Written task:
Provide an exact copy of the data, excluding the images.

## START Data lines

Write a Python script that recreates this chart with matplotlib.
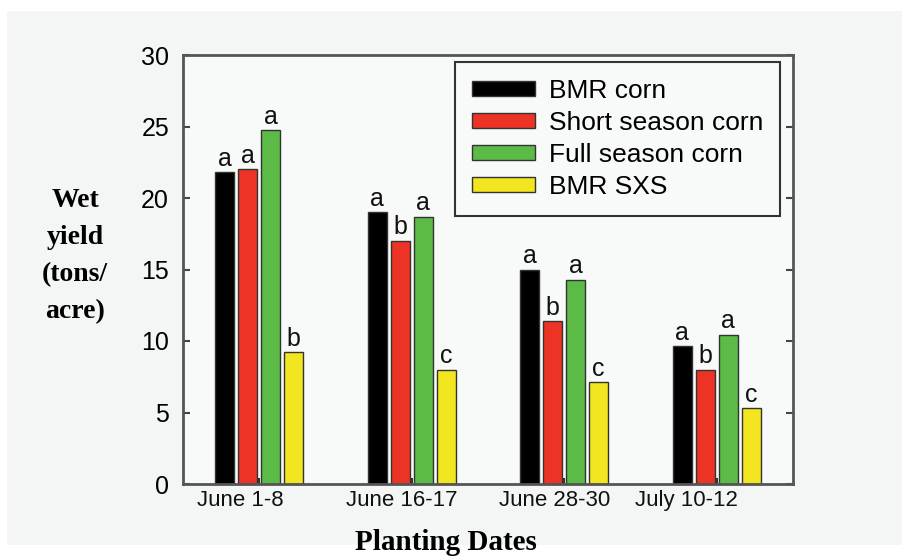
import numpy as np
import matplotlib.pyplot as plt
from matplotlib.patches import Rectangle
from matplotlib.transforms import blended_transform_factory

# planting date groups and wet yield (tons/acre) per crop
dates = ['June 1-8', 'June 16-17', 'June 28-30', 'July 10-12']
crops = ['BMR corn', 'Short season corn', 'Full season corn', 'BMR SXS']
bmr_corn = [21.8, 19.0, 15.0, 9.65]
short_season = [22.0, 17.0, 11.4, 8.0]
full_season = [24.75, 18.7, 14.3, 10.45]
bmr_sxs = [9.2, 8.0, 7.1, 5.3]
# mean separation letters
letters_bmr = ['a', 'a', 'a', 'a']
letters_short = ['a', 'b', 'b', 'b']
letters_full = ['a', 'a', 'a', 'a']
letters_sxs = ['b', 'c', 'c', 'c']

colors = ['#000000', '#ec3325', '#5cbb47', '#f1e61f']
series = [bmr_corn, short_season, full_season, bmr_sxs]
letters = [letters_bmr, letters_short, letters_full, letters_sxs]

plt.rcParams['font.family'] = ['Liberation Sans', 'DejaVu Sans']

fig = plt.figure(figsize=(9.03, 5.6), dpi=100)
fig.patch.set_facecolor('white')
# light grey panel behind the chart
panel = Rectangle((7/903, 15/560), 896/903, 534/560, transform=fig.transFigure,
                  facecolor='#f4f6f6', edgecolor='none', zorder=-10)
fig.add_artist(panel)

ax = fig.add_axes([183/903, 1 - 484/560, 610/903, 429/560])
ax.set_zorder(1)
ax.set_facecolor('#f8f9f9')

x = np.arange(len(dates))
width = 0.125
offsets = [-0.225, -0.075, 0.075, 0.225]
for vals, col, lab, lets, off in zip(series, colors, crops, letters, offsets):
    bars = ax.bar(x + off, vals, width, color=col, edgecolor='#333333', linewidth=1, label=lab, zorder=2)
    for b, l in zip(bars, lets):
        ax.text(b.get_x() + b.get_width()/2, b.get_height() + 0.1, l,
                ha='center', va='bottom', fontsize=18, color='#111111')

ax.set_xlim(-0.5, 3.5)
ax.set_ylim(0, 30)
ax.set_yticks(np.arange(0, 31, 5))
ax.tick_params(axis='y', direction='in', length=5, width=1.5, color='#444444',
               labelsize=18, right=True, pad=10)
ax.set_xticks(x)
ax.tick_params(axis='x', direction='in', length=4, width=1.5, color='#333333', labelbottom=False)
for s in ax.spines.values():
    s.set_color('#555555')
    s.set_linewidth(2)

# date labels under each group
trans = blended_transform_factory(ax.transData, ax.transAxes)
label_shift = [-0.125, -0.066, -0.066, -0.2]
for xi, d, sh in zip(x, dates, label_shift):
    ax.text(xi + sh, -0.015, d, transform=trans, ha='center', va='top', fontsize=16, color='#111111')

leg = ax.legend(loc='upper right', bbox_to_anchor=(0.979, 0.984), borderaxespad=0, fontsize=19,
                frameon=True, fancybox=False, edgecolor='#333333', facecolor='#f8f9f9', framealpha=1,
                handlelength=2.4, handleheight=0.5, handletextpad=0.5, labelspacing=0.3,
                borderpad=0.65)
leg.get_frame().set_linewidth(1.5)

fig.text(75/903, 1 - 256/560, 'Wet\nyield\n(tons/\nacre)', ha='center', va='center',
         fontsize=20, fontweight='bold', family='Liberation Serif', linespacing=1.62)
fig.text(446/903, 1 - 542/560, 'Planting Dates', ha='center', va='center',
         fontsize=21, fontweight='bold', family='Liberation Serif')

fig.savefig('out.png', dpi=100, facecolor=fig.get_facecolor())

## END Data lines

Exercise result:
Write a Python script that recreates this chart with matplotlib.
import numpy as np
import matplotlib.pyplot as plt
from matplotlib.patches import Rectangle
from matplotlib.transforms import blended_transform_factory

# planting date groups and wet yield (tons/acre) per crop
dates = ['June 1-8', 'June 16-17', 'June 28-30', 'July 10-12']
crops = ['BMR corn', 'Short season corn', 'Full season corn', 'BMR SXS']
bmr_corn = [21.8, 19.0, 15.0, 9.65]
short_season = [22.0, 17.0, 11.4, 8.0]
full_season = [24.75, 18.7, 14.3, 10.45]
bmr_sxs = [9.2, 8.0, 7.1, 5.3]
# mean separation letters
letters_bmr = ['a', 'a', 'a', 'a']
letters_short = ['a', 'b', 'b', 'b']
letters_full = ['a', 'a', 'a', 'a']
letters_sxs = ['b', 'c', 'c', 'c']

colors = ['#000000', '#ec3325', '#5cbb47', '#f1e61f']
series = [bmr_corn, short_season, full_season, bmr_sxs]
letters = [letters_bmr, letters_short, letters_full, letters_sxs]

plt.rcParams['font.family'] = ['Liberation Sans', 'DejaVu Sans']

fig = plt.figure(figsize=(9.03, 5.6), dpi=100)
fig.patch.set_facecolor('white')
# light grey panel behind the chart
panel = Rectangle((7/903, 15/560), 896/903, 534/560, transform=fig.transFigure,
                  facecolor='#f4f6f6', edgecolor='none', zorder=-10)
fig.add_artist(panel)

ax = fig.add_axes([183/903, 1 - 484/560, 610/903, 429/560])
ax.set_zorder(1)
ax.set_facecolor('#f8f9f9')

x = np.arange(len(dates))
width = 0.125
offsets = [-0.225, -0.075, 0.075, 0.225]
for vals, col, lab, lets, off in zip(series, colors, crops, letters, offsets):
    bars = ax.bar(x + off, vals, width, color=col, edgecolor='#333333', linewidth=1, label=lab, zorder=2)
    for b, l in zip(bars, lets):
        ax.text(b.get_x() + b.get_width()/2, b.get_height() + 0.1, l,
                ha='center', va='bottom', fontsize=18, color='#111111')

ax.set_xlim(-0.5, 3.5)
ax.set_ylim(0, 30)
ax.set_yticks(np.arange(0, 31, 5))
ax.tick_params(axis='y', direction='in', length=5, width=1.5, color='#444444',
               labelsize=18, right=True, pad=10)
ax.set_xticks(x)
ax.tick_params(axis='x', direction='in', length=4, width=1.5, color='#333333', labelbottom=False)
for s in ax.spines.values():
    s.set_color('#555555')
    s.set_linewidth(2)

# date labels under each group
trans = blended_transform_factory(ax.transData, ax.transAxes)
label_shift = [-0.125, -0.066, -0.066, -0.2]
for xi, d, sh in zip(x, dates, label_shift):
    ax.text(xi + sh, -0.015, d, transform=trans, ha='center', va='top', fontsize=16, color='#111111')

leg = ax.legend(loc='upper right', bbox_to_anchor=(0.979, 0.984), borderaxespad=0, fontsize=19,
                frameon=True, fancybox=False, edgecolor='#333333', facecolor='#f8f9f9', framealpha=1,
                handlelength=2.4, handleheight=0.5, handletextpad=0.5, labelspacing=0.3,
                borderpad=0.65)
leg.get_frame().set_linewidth(1.5)

fig.text(75/903, 1 - 256/560, 'Wet\nyield\n(tons/\nacre)', ha='center', va='center',
         fontsize=20, fontweight='bold', family='Liberation Serif', linespacing=1.62)
fig.text(446/903, 1 - 542/560, 'Planting Dates', ha='center', va='center',
         fontsize=21, fontweight='bold', family='Liberation Serif')

fig.savefig('out.png', dpi=100, facecolor=fig.get_facecolor())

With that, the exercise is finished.